Please write out the material below exactly as given.

_ _ _ _

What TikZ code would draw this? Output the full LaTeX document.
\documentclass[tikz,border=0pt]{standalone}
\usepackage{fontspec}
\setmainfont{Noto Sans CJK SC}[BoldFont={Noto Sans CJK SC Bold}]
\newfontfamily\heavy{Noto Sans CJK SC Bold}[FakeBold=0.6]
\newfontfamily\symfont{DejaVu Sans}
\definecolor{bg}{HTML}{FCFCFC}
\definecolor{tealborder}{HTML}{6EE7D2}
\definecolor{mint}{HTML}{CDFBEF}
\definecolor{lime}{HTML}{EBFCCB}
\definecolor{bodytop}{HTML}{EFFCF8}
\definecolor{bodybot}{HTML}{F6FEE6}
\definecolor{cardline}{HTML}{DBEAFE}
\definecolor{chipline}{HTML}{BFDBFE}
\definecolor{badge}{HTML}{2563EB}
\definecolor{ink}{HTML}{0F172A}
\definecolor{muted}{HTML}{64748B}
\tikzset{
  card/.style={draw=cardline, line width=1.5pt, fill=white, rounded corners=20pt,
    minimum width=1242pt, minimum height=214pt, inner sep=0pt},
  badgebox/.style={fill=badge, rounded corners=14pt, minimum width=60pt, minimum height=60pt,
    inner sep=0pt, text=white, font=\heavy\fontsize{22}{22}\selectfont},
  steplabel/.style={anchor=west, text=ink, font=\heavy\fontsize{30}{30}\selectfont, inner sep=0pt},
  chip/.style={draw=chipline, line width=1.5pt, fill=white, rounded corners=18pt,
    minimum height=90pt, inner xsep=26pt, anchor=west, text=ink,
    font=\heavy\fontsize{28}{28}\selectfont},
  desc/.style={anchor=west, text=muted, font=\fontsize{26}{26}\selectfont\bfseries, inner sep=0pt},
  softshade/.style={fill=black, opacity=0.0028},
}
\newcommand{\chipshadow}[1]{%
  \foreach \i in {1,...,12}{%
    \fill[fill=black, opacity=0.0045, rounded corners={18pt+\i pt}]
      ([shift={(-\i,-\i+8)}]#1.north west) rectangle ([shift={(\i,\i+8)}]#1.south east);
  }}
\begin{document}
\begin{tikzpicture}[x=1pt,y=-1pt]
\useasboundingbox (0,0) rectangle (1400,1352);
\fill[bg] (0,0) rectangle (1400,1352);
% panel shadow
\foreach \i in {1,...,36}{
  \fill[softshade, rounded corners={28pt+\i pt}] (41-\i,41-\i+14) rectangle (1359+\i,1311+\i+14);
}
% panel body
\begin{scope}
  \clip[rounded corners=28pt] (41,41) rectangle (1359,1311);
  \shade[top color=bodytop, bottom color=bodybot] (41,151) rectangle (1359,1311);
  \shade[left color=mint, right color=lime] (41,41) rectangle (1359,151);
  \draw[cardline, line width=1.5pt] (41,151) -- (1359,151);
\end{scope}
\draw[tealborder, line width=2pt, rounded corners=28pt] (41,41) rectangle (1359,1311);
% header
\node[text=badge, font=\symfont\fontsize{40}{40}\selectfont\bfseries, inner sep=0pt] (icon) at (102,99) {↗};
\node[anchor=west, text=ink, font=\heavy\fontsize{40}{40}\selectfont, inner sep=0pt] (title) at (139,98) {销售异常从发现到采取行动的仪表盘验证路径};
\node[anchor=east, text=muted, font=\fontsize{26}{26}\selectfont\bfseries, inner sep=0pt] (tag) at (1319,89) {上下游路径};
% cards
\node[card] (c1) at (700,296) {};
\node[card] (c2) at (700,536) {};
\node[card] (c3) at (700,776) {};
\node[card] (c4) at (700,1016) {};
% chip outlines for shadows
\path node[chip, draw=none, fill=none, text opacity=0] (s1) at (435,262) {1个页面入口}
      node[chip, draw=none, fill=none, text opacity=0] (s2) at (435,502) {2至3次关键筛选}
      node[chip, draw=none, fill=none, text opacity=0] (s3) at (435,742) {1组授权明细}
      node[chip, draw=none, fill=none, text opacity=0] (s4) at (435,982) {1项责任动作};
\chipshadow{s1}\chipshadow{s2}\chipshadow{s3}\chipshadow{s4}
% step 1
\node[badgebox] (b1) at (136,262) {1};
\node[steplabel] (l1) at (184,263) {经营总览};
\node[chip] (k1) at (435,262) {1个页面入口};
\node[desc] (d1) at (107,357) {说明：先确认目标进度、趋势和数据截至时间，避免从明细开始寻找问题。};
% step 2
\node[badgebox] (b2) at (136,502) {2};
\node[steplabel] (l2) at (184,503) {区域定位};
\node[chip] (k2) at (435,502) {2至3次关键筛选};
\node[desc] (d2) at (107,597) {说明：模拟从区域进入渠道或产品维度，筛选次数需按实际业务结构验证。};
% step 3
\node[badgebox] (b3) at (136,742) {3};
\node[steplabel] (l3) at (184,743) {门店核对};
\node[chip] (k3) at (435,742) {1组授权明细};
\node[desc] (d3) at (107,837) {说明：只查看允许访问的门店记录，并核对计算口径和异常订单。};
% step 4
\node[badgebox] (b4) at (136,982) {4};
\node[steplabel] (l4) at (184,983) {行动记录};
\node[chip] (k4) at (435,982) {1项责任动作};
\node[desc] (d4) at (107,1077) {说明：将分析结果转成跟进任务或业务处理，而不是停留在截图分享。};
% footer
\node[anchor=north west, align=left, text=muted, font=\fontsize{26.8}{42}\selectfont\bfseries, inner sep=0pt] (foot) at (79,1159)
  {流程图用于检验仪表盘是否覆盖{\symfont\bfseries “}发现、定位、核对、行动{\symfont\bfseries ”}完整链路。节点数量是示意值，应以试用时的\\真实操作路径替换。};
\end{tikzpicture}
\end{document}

_ _ _ _

• _Complete answer_
What TikZ code would draw this? Output the full LaTeX document.
\documentclass[tikz,border=0pt]{standalone}
\usepackage{fontspec}
\setmainfont{Noto Sans CJK SC}[BoldFont={Noto Sans CJK SC Bold}]
\newfontfamily\heavy{Noto Sans CJK SC Bold}[FakeBold=0.6]
\newfontfamily\symfont{DejaVu Sans}
\definecolor{bg}{HTML}{FCFCFC}
\definecolor{tealborder}{HTML}{6EE7D2}
\definecolor{mint}{HTML}{CDFBEF}
\definecolor{lime}{HTML}{EBFCCB}
\definecolor{bodytop}{HTML}{EFFCF8}
\definecolor{bodybot}{HTML}{F6FEE6}
\definecolor{cardline}{HTML}{DBEAFE}
\definecolor{chipline}{HTML}{BFDBFE}
\definecolor{badge}{HTML}{2563EB}
\definecolor{ink}{HTML}{0F172A}
\definecolor{muted}{HTML}{64748B}
\tikzset{
  card/.style={draw=cardline, line width=1.5pt, fill=white, rounded corners=20pt,
    minimum width=1242pt, minimum height=214pt, inner sep=0pt},
  badgebox/.style={fill=badge, rounded corners=14pt, minimum width=60pt, minimum height=60pt,
    inner sep=0pt, text=white, font=\heavy\fontsize{22}{22}\selectfont},
  steplabel/.style={anchor=west, text=ink, font=\heavy\fontsize{30}{30}\selectfont, inner sep=0pt},
  chip/.style={draw=chipline, line width=1.5pt, fill=white, rounded corners=18pt,
    minimum height=90pt, inner xsep=26pt, anchor=west, text=ink,
    font=\heavy\fontsize{28}{28}\selectfont},
  desc/.style={anchor=west, text=muted, font=\fontsize{26}{26}\selectfont\bfseries, inner sep=0pt},
  softshade/.style={fill=black, opacity=0.0028},
}
\newcommand{\chipshadow}[1]{%
  \foreach \i in {1,...,12}{%
    \fill[fill=black, opacity=0.0045, rounded corners={18pt+\i pt}]
      ([shift={(-\i,-\i+8)}]#1.north west) rectangle ([shift={(\i,\i+8)}]#1.south east);
  }}
\begin{document}
\begin{tikzpicture}[x=1pt,y=-1pt]
\useasboundingbox (0,0) rectangle (1400,1352);
\fill[bg] (0,0) rectangle (1400,1352);
% panel shadow
\foreach \i in {1,...,36}{
  \fill[softshade, rounded corners={28pt+\i pt}] (41-\i,41-\i+14) rectangle (1359+\i,1311+\i+14);
}
% panel body
\begin{scope}
  \clip[rounded corners=28pt] (41,41) rectangle (1359,1311);
  \shade[top color=bodytop, bottom color=bodybot] (41,151) rectangle (1359,1311);
  \shade[left color=mint, right color=lime] (41,41) rectangle (1359,151);
  \draw[cardline, line width=1.5pt] (41,151) -- (1359,151);
\end{scope}
\draw[tealborder, line width=2pt, rounded corners=28pt] (41,41) rectangle (1359,1311);
% header
\node[text=badge, font=\symfont\fontsize{40}{40}\selectfont\bfseries, inner sep=0pt] (icon) at (102,99) {↗};
\node[anchor=west, text=ink, font=\heavy\fontsize{40}{40}\selectfont, inner sep=0pt] (title) at (139,98) {销售异常从发现到采取行动的仪表盘验证路径};
\node[anchor=east, text=muted, font=\fontsize{26}{26}\selectfont\bfseries, inner sep=0pt] (tag) at (1319,89) {上下游路径};
% cards
\node[card] (c1) at (700,296) {};
\node[card] (c2) at (700,536) {};
\node[card] (c3) at (700,776) {};
\node[card] (c4) at (700,1016) {};
% chip outlines for shadows
\path node[chip, draw=none, fill=none, text opacity=0] (s1) at (435,262) {1个页面入口}
      node[chip, draw=none, fill=none, text opacity=0] (s2) at (435,502) {2至3次关键筛选}
      node[chip, draw=none, fill=none, text opacity=0] (s3) at (435,742) {1组授权明细}
      node[chip, draw=none, fill=none, text opacity=0] (s4) at (435,982) {1项责任动作};
\chipshadow{s1}\chipshadow{s2}\chipshadow{s3}\chipshadow{s4}
% step 1
\node[badgebox] (b1) at (136,262) {1};
\node[steplabel] (l1) at (184,263) {经营总览};
\node[chip] (k1) at (435,262) {1个页面入口};
\node[desc] (d1) at (107,357) {说明：先确认目标进度、趋势和数据截至时间，避免从明细开始寻找问题。};
% step 2
\node[badgebox] (b2) at (136,502) {2};
\node[steplabel] (l2) at (184,503) {区域定位};
\node[chip] (k2) at (435,502) {2至3次关键筛选};
\node[desc] (d2) at (107,597) {说明：模拟从区域进入渠道或产品维度，筛选次数需按实际业务结构验证。};
% step 3
\node[badgebox] (b3) at (136,742) {3};
\node[steplabel] (l3) at (184,743) {门店核对};
\node[chip] (k3) at (435,742) {1组授权明细};
\node[desc] (d3) at (107,837) {说明：只查看允许访问的门店记录，并核对计算口径和异常订单。};
% step 4
\node[badgebox] (b4) at (136,982) {4};
\node[steplabel] (l4) at (184,983) {行动记录};
\node[chip] (k4) at (435,982) {1项责任动作};
\node[desc] (d4) at (107,1077) {说明：将分析结果转成跟进任务或业务处理，而不是停留在截图分享。};
% footer
\node[anchor=north west, align=left, text=muted, font=\fontsize{26.8}{42}\selectfont\bfseries, inner sep=0pt] (foot) at (79,1159)
  {流程图用于检验仪表盘是否覆盖{\symfont\bfseries “}发现、定位、核对、行动{\symfont\bfseries ”}完整链路。节点数量是示意值，应以试用时的\\真实操作路径替换。};
\end{tikzpicture}
\end{document}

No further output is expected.